Chinese language teachers in demand
China looms larger in the future of the U.S. and the rest of the world than any other country. If you don't think so, ask a Chinese teenager. He'll be happy to visit with you about it. In English.
English is a requirement in China's schools, and students there now receive at least seven years of instruction in our language. It's estimated that in just a few years, China will be the world's largest English-speaking country.
I had the exciting opportunity to teach at Nankai University in China during spring semester of 2006. When teaching a class in public administration made up primarily of career public employees, mostly in their 30s and 40s, I needed an interpreter.
My lectures to the traditional college seniors in my class on American political culture required no translation. A teacher can tell by observing students whether they understand. The younger students got it. Their questions and comments in English, and their test scores, proved it.
Only a tiny fraction of 1 percent of Americans can speak to Chinese in their language, and a constant refrain from American students is "why should we learn a foreign language, when everyone speaks English?" Maybe communicating in someone else's language is not important, but the Chinese are clearly betting that it is.
This year, for the first time in Montana, instruction in Mandarin Chinese, has been introduced into our state's public schools. Because there are no certified teachers of Chinese in Montana, the instruction is being provided from the Confucius Institute in the Mansfield Center at the University of Montana by two young teachers from China.
About 150 Montana high school students are now enrolled in the Mandarin language program, about one-third of them for dual high school-university credit. Instruction is over the Internet to high schools in Billings, Bozeman and Helena, and face-to-face in the high schools in Missoula.
Program expansion, however, will be severely constrained by the unavailability of Chinese language teachers. Almost none of the students currently studying the Mandarin language in the Montana University System plan to be teachers, as diplomacy and business are stronger lures.
Business is popular because entrepreneurs understand the rapidly emerging economic significance of China. Thirty years ago, China had a GDP that was hardly measurable. Incredibly, in the last decade it has vaulted ahead of Great Britain, France and Germany, and is now breathing down the neck of Japan as the world's second largest economy.
You know who is still number one, and still by a wide margin, but China has the world's largest foreign reserves and is now second only to Canada as our top trading partner.
Nearly as dramatic as the international statistics, data compiled by the Montana Department of Commerce shows that China ranks behind only Canada, Japan, Taiwan and the Republic of Korea as an export market for Montana products.

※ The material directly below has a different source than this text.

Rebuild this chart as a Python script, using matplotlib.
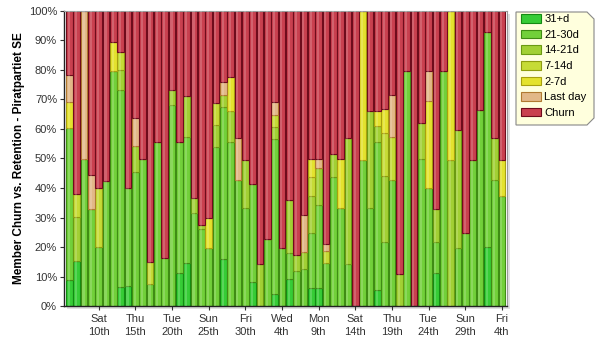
import numpy as np
import matplotlib
matplotlib.use("Agg")
import matplotlib.pyplot as plt
from matplotlib.patches import Polygon, Rectangle

plt.rcParams['font.family'] = ['Liberation Sans', 'DejaVu Sans']

# ---------DATA---------
# one value per day, percent of members in each bucket
d31 = [8.8, 15.3, 0, 0, 0, 0, 0, 6.3, 6.8, 0,
       0, 0, 0, 0, 0, 11.1, 14.5, 0, 0, 0,
       0, 15.9, 0, 0, 0, 8.2, 0, 0, 4.2, 0,
       9.0, 0, 0, 6.2, 6.0, 0, 0, 0, 0, 0,
       0, 0, 5.4, 0, 0, 0, 0, 0, 0, 0,
       11.1, 0, 0, 0, 0, 0, 0, 19.9, 0, 0]
d21 = [51.6, 0, 49.7, 32.9, 19.9, 42.5, 79.7, 66.8, 33.1, 45.3,
       49.7, 7.3, 55.5, 16.4, 68.1, 44.4, 42.7, 31.4, 26.1, 19.5,
       53.8, 51.7, 55.7, 42.7, 33.3, 33.2, 0, 22.6, 52.3, 19.8,
       8.9, 11.9, 12.4, 18.7, 28.2, 14.5, 43.6, 33.1, 14.2, 0,
       49.5, 33.3, 50.1, 21.8, 42.7, 0, 79.8, 0, 49.7, 40.1,
       10.7, 79.7, 0, 19.8, 24.6, 49.5, 66.4, 73.1, 42.7, 37.4]
d14 = [0, 15.0, 0, 0, 0, 0, 0, 6.8, 0, 9.0,
       0, 0, 0, 0, 5.1, 0, 14.1, 5.3, 1.3, 0,
       7.6, 3.9, 10.4, 0, 16.2, 0, 14.1, 0, 4.1, 0,
       18.0, 5.4, 6.0, 12.5, 12.5, 0, 7.9, 0, 42.9, 0,
       0, 32.8, 5.5, 22.4, 0, 10.7, 0, 0, 12.4, 0,
       11.1, 0, 49.5, 39.9, 0, 0, 0, 0, 14.1, 0]
d7 = [0, 7.7, 0, 0, 20.0, 0, 0, 6.3, 0, 0,
      0, 7.7, 0, 0, 0, 0, 0, 0, 0, 0,
      7.5, 0, 0, 0, 0, 0, 0, 0, 4.1, 0,
      0, 0, 0, 6.4, 0, 4.3, 0, 0, 0, 0,
      0, 0, 0, 14.3, 14.5, 0, 0, 0, 0, 0,
      0, 0, 0, 0, 0, 0, 0, 0, 0, 0]
d2 = [8.9, 0, 0, 0, 0, 0, 9.9, 0, 0, 0,
      0, 0, 0, 0, 0, 0, 0, 0, 0, 10.2,
      0, 0, 11.4, 0, 0, 0, 0, 0, 0, 0,
      0, 0, 0, 5.9, 0, 0, 0, 16.6, 0, 0,
      50.5, 0, 5.1, 8.2, 0, 0, 0, 0, 0, 29.5,
      0, 0, 50.5, 0, 0, 0, 0, 0, 0, 12.1]
last_day = [9.0, 0, 50.3, 11.5, 0, 0, 0, 0, 0, 9.3,
            0, 0, 0, 0, 0, 0, 0, 0, 0, 0,
            0, 4.3, 0, 14.4, 0, 0, 0, 0, 4.6, 0,
            0, 0, 12.6, 0, 3.0, 2.3, 0, 0, 0, 0,
            0, 0, 0, 0, 14.3, 0, 0, 0, 0, 10.2,
            0, 0, 0, 0, 0, 0, 0, 0, 0, 0]
churn = [21.7, 62.0, 0, 55.6, 60.1, 57.5, 10.4, 13.8, 60.1, 36.4,
         50.3, 85.0, 44.5, 83.6, 26.8, 44.5, 28.7, 63.3, 72.6, 70.3,
         31.1, 24.2, 22.5, 42.9, 50.5, 58.6, 85.9, 77.4, 30.7, 80.2,
         64.1, 82.7, 69.0, 50.3, 50.3, 78.9, 48.5, 50.3, 42.9, 100,
         0, 33.9, 33.9, 33.3, 28.5, 89.3, 20.2, 100, 37.9, 20.2,
         67.1, 20.3, 0, 40.3, 75.4, 50.5, 33.6, 7.0, 43.2, 50.5]

series = [d31, d21, d14, d7, d2, last_day, churn]
names = ["31+d", "21-30d", "14-21d", "7-14d", "2-7d", "Last day", "Churn"]
colors = ["#36cc36", "#72d03a", "#a2d034", "#c6db36", "#e4e22e", "#e2b888", "#c9404f"]
edges = ["#138a13", "#3f8c14", "#6b9a12", "#8e9c10", "#a8a010", "#b07a30", "#6e0c1c"]

tick_pos = [4, 9, 14, 19, 24, 29, 34, 39, 44, 49, 54, 59]
tick_labels = ["Sat\n10th", "Thu\n15th", "Tue\n20th", "Sun\n25th", "Fri\n30th", "Wed\n4th",
               "Mon\n9th", "Sat\n14th", "Thu\n19th", "Tue\n24th", "Sun\n29th", "Fri\n4th"]

# ---------PLOT---------
fig = plt.figure(figsize=(6, 3.5), dpi=100)
ax = fig.add_axes([0.1067, 0.1257, 0.7383, 0.8429])
ax.set_zorder(2)

# drop shadow behind the plot area
fig.patches.append(Rectangle((0.1067 + 0.005, 0.1257 - 0.009), 0.7383, 0.8429,
                             transform=fig.transFigure, facecolor="#e2e2e2",
                             edgecolor="none", zorder=1))
ax.set_facecolor("white")

x = np.arange(len(churn))
bottom = np.zeros(len(churn))
handles = []
for vals, name, col, ec in zip(series, names, colors, edges):
    vals = np.array(vals)
    b = ax.bar(x, vals, width=0.9, bottom=bottom, color=col, edgecolor=ec,
               linewidth=0.8, label=name, zorder=2)
    # lighter stripe for the glossy look
    ax.bar(x - 0.08, vals, width=0.3, bottom=bottom, color="white", alpha=0.18,
           linewidth=0, zorder=3)
    handles.append(b)
    bottom += vals

ax.set_xlim(-0.73, 59.7)
ax.set_ylim(0, 100)
ax.set_yticks(np.arange(0, 101, 10))
ax.set_yticklabels([f"{v}%" for v in range(0, 101, 10)], fontsize=8, color="#333333")
ax.set_xticks(tick_pos)
ax.set_xticklabels(tick_labels, fontsize=8, linespacing=1.3, color="#333333")
ax.tick_params(axis="both", length=3, color="#333333", pad=2)
ax.tick_params(axis="x", pad=3)
ax.set_ylabel("Member Churn vs. Retention - Piratpartiet SE", fontsize=8.5,
              fontweight="bold", labelpad=3)

for side in ["top", "right"]:
    ax.spines[side].set_color("#999999")
    ax.spines[side].set_linewidth(0.8)
for side in ["left", "bottom"]:
    ax.spines[side].set_color("#222222")
    ax.spines[side].set_linewidth(1.0)

# legend box with cut corners
W, H = 600.0, 350.0
lx0, lx1, ly0, ly1, c = 516, 594, 225, 338, 7
pts = [(lx0, ly1), (lx1 - c, ly1), (lx1, ly1 - c), (lx1, ly0 + c), (lx1 - c, ly0), (lx0, ly0)]
fig.patches.append(Polygon([(px / W, py / H) for px, py in pts], closed=True,
                           transform=fig.transFigure, facecolor="#ffffdd",
                           edgecolor="#888888", linewidth=0.8, zorder=1))

leg = fig.legend(handles=handles, labels=names, loc="upper left",
                 bbox_to_anchor=(521 / W, 1 - 14 / H), frameon=False, fontsize=8,
                 handlelength=1.8, handleheight=0.8, handletextpad=0.3,
                 labelspacing=0.5, borderaxespad=0, borderpad=0)
leg.set_zorder(5)

fig.savefig("out.png", dpi=100)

But what is more revealing is that the value of our exports to China increased by 40.6 percent from 2007 to 2008.
Without question, China is our competitor, but China has also become our indispensable trading partner. Our relationship with China can be a long and beneficial one if we get our economic house in order. One of the crucial steps necessary for us to do that is to be able to communicate with the Chinese on equal terms. That means learning to speak their language as they are learning to speak ours.
Bob Brown is a former Montana State Senate President and Secretary of State. He is currently a senior fellow at the University of Montana's Mansfield Center.